Imam Hussain (a.s.) lived fifty six years and some days, according to some narrations. He lived six years and several months with Prophet Muhammad (S) before the Prophet (S)’s demise, thirty years with his father, ten years with his brother Imam Hasan (a.s.) after his father’s demise, and ten years after his brother’s demise. He was martyred on the day of ‘ashura (tenth of Muharram) in the year sixty one A.H. in Karbala and his holy body was buried in that land.[1]
Imam Hussein is the symbol of morality
It is usually thought that Islam views God as a heartless Ruler of the world, an angry Judge, and a wrathful Lord who is looking meticulously for a wrongdoer to punish them. For those who have thoughtfully read the Quran only once in their lifetime it is very easy to discard this view beyond any doubt.
However, for those who have not carefully read the Quran, or do not have the necessary means and knowledge to analyse its verses, there stands, in the living memory of the history, an episode which, very clearly, epitomizes the notion of love between the creator and the created, and the sacrifice and suffering that could be endured readily and contentedly by a human being for the sake of the beloved God.
This episode is the event in which Hussain, the grandson of the Prophet of Islam, offered not only his soul and his flesh to the Lord, but that of his sons, his nephews his cousins and his closest friends, and bore the grief of the foreseeable capture of his wife, his daughters and his sisters. This happened on the 10th day of Muharram in a land called Karbala in the year 682 AD.

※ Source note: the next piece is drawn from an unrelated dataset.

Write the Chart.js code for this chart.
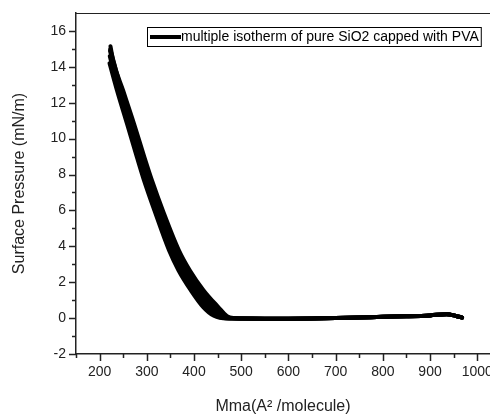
<!DOCTYPE html>
<html>
<head>
<meta charset="utf-8">
<script src="https://cdn.jsdelivr.net/npm/chart.js@4/dist/chart.umd.min.js"></script>
<style>
  html, body { margin: 0; padding: 0; background: #fff; }
  #wrap { width: 490px; height: 416px; }
</style>
</head>
<body>
<div id="wrap"><canvas id="iso"></canvas></div>
<script>
// tick labels
const xTicks = [200, 300, 400, 500, 600, 700, 800, 900, 1000];
const yTicks = [-2, 0, 2, 4, 6, 8, 10, 12, 14, 16];

// compression part of each run (Mma, surface pressure)
const run1_x = [221, 237, 258, 279, 294, 316, 347, 367, 393, 419, 442, 470];
const run1_y = [14.2, 12.67, 10.83, 8.96, 7.67, 6.0, 3.78, 2.67, 1.56, 0.63, 0.13, -0.02];
const run2_x = [221.5, 240, 262, 283, 298, 320, 352, 373, 400, 427, 449, 474];
const run2_y = [14.6, 12.67, 10.83, 8.96, 7.67, 6.0, 3.78, 2.67, 1.56, 0.63, 0.12, -0.02];
const run3_x = [222, 243, 266, 287, 302, 325, 357, 379, 407, 435, 456, 477];
const run3_y = [14.9, 12.67, 10.83, 8.96, 7.67, 6.0, 3.78, 2.67, 1.56, 0.63, 0.12, -0.01];
const run4_x = [222.5, 247, 270, 291, 307, 330, 363, 385, 413, 443, 463, 480];
const run4_y = [15.0, 12.67, 10.83, 8.96, 7.67, 6.0, 3.78, 2.67, 1.56, 0.63, 0.11, 0.0];
const run5_x = [223, 229, 250, 273, 295, 311, 334, 368, 391, 420, 451, 470, 483];
const run5_y = [15.15, 14.33, 12.67, 10.83, 8.96, 7.67, 6.0, 3.78, 2.67, 1.56, 0.63, 0.11, 0.0];

// gas phase plateau, shared by all runs
const flat_x = [500, 550, 600, 650, 700, 750, 800, 850, 900, 935, 955, 968];
const flat_y = [-0.02, -0.03, -0.03, -0.02, 0.0, 0.03, 0.07, 0.1, 0.15, 0.22, 0.12, 0.03];

const legendText = 'multiple isotherm of pure SiO2 capped with PVA';

function pts(xs, ys) {
  const out = xs.map((x, i) => ({x: x, y: ys[i]}));
  return out.concat(flat_x.map((x, i) => ({x: x, y: flat_y[i]})));
}

const runs = [[run1_x, run1_y], [run2_x, run2_y], [run3_x, run3_y], [run4_x, run4_y], [run5_x, run5_y]];
const datasets = runs.map(r => ({
  data: pts(r[0], r[1]),
  borderColor: '#000',
  borderWidth: 4,
  pointRadius: 0,
  cubicInterpolationMode: 'monotone',
  borderCapStyle: 'round',
  borderJoinStyle: 'round',
  fill: false
}));

const FONT = '"Liberation Sans", Arial, sans-serif';

const decor = {
  id: 'decor',
  afterDraw(chart) {
    const ctx = chart.ctx;
    const a = chart.chartArea;
    const xs = chart.scales.x, ys = chart.scales.y;
    ctx.save();
    ctx.strokeStyle = '#222';
    ctx.lineWidth = 1.5;
    // major + minor ticks, x axis
    ctx.beginPath();
    for (let v = 150; v <= 1027; v += 50) {
      const px = Math.round(xs.getPixelForValue(v)) + 0.5;
      const len = (v % 100 === 0) ? 7 : 4;
      ctx.moveTo(px, a.bottom);
      ctx.lineTo(px, a.bottom + len);
    }
    // y axis
    for (let v = -2; v <= 16; v += 1) {
      const py = Math.round(ys.getPixelForValue(v)) + 0.5;
      const len = (v % 2 === 0) ? 7 : 4;
      ctx.moveTo(a.left, py);
      ctx.lineTo(a.left - len, py);
    }
    ctx.stroke();
    // top frame
    ctx.lineWidth = 1;
    ctx.beginPath();
    ctx.moveTo(a.left, a.top + 0.5);
    ctx.lineTo(a.right, a.top + 0.5);
    ctx.stroke();

    // legend box
    ctx.font = '14px ' + FONT;
    const tw = ctx.measureText(legendText).width;
    const bx = 147, by = 27, bh = 19;
    const tx = 181;
    ctx.fillStyle = '#fff';
    ctx.fillRect(bx, by, tx + tw + 2 - bx, bh);
    ctx.strokeStyle = '#000';
    ctx.lineWidth = 1;
    ctx.strokeRect(bx + 0.5, by + 0.5, tx + tw + 2 - bx, bh);
    ctx.lineWidth = 4;
    ctx.beginPath();
    ctx.moveTo(150, by + bh / 2 + 0.5);
    ctx.lineTo(tx, by + bh / 2 + 0.5);
    ctx.stroke();
    ctx.fillStyle = '#000';
    ctx.textBaseline = 'middle';
    ctx.fillText(legendText, tx, by + bh / 2 + 1);
    ctx.restore();
  }
};

new Chart(document.getElementById('iso'), {
  type: 'line',
  data: { datasets: datasets },
  options: {
    responsive: true,
    maintainAspectRatio: false,
    animation: false,
    layout: { padding: { top: 13, right: 0, left: 0, bottom: 0 } },
    plugins: { legend: { display: false }, tooltip: { enabled: false } },
    scales: {
      x: {
        type: 'linear',
        min: 150,
        max: 1027,
        afterBuildTicks: s => { s.ticks = xTicks.map(v => ({value: v})); },
        afterFit: s => { s.height = 62; s.paddingLeft = 0; s.paddingRight = 0; },
        grid: { drawOnChartArea: false, tickLength: 7, tickColor: 'rgba(0,0,0,0)' },
        border: { color: '#222', width: 1.5 },
        ticks: {
          color: '#222', padding: 3, maxRotation: 0, autoSkip: false,
          font: { family: FONT, size: 14 },
          callback: v => String(v)
        },
        title: {
          display: true,
          text: 'Mma(A\u00B2 /molecule)',
          color: '#222',
          padding: { top: 0, bottom: 0 },
          font: { family: FONT, size: 16 }
        }
      },
      y: {
        type: 'linear',
        min: -2,
        max: 17,
        afterBuildTicks: s => { s.ticks = yTicks.map(v => ({value: v})); },
        afterFit: s => { s.width = 76; },
        grid: { drawOnChartArea: false, tickLength: 7, tickColor: 'rgba(0,0,0,0)' },
        border: { color: '#222', width: 1.5 },
        ticks: { color: '#222', padding: 3, font: { family: FONT, size: 14 } },
        title: {
          display: true,
          text: 'Surface Pressure (mN/m)',
          color: '#222',
          padding: { top: 10, bottom: 0 },
          font: { family: FONT, size: 16 }
        }
      }
    }
  },
  plugins: [decor]
});
</script>
</body>
</html>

As the grandson of the Prophet and someone who was very much adored by him, Hussain could have lived a very comfortable and well-heeled life after his grandfather, much honoured and revered by his contemporaries. However, he was devoted to the cause of the Lord, concerned about the guidance that was revealed to his grandfather and eager to make sure that the path of love towards God was not obstructed by voracious, materialistic type of people who had joined Islam only to fulfil their mean and meagre worldly ambitions.
And he did well. On one single day he demonstrated a degree of love and sacrifice towards the Lord that could hardly be paralleled by any similar incident in the history of mankind. He loudly cried his dissatisfaction of what was going on in the name of the Lord and with recourse to the authority of his grandfather; a cry that can be heard even today through the long stretched tunnel of history.
Hussain used to say in his supplications:
“My Lord! You are the One who removes all others from the heart of those whom You love, in a manner that they do not love but You, and do not seek refuge from anyone but from you; You are their intimate company when the trials of the world frightens them. My Lord! Those who have lost You, what do they find, and those who have found You, what do they lose?”
Hussain had nothing to loose since he had found a Love that gives life to everything.